On 15 October 1910 Walter Wellman, a U.S. citizen, set out from Atlantic City to cross the Atlantic in a 345,000-cubic-foot (9,770 m^{3}) airship that he had built and named America. It had two engines, a 75 hp (56 kW) Lorraine-Dietrich and a 60 hp (45 kW) E.N.V. type F. The E.N.V was soon overheating and had to be shut down. After 69 hours of flight and having reached latitude 35°43′W and longitude 68°18′N and having covered a great circle distance of about 1,500 miles (2,400 km), they had to ditch, and the six crew were fortunate to be picked up unhurt by a passing steamer.

In December 1910, eleven pilots were preparing attempts on the £4,000 Baron de Forest prize for the longest single stage flight, including a crossing of the English Channel, by an Englishman in an all-British aircraft before the end of 1910. Nine of them were using E.N.V. engines. The prize was won by a newcomer to the British aviation scene, T.O.M. Sopwith, in an E.N.V. type F powered Howard Wright pusher biplane.
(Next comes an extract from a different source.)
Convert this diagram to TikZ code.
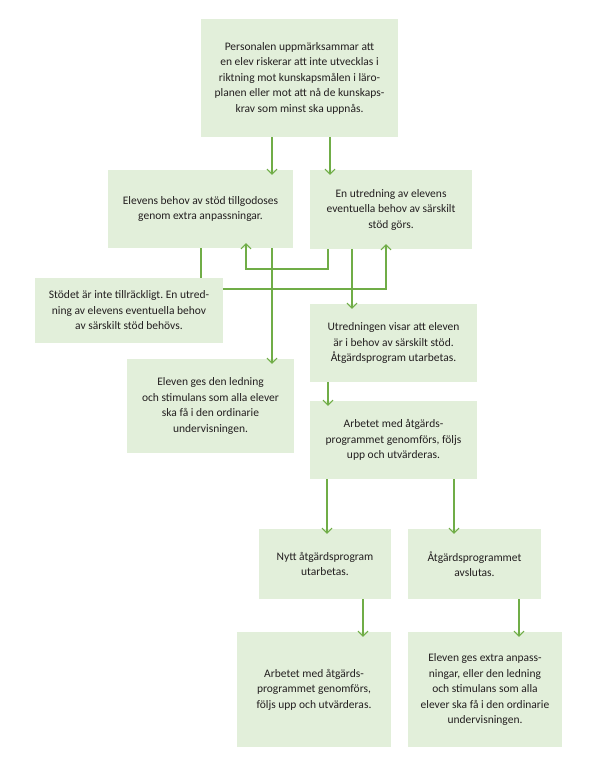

He flew from Eastbourne on the southern coast of England to Beaumont, south of Charleroi in Belgium, a distance of 169 miles (272 km) on 18 December.

==Surviving engines==
At least six E.N.V. engines are known to have survived. Four are in national museums: a D and an F in the Science Museum, London, an FA in the Musée de l'Air et de l'Espace at Le Bourget, Paris and an F in the National Technical Museum, Prague, though they may not all be on display. A type F, N/S 8, is on display in the Museo Militar de Aviación de la Fuerza Aérea Mexicana (Santa Lucía Air Base) in Mexico. A type F is on display in the United States, mounted in a replica Short S.27 and part of the Old Rhinebeck museum. Samuel Cody's type C is still in the possession of his family.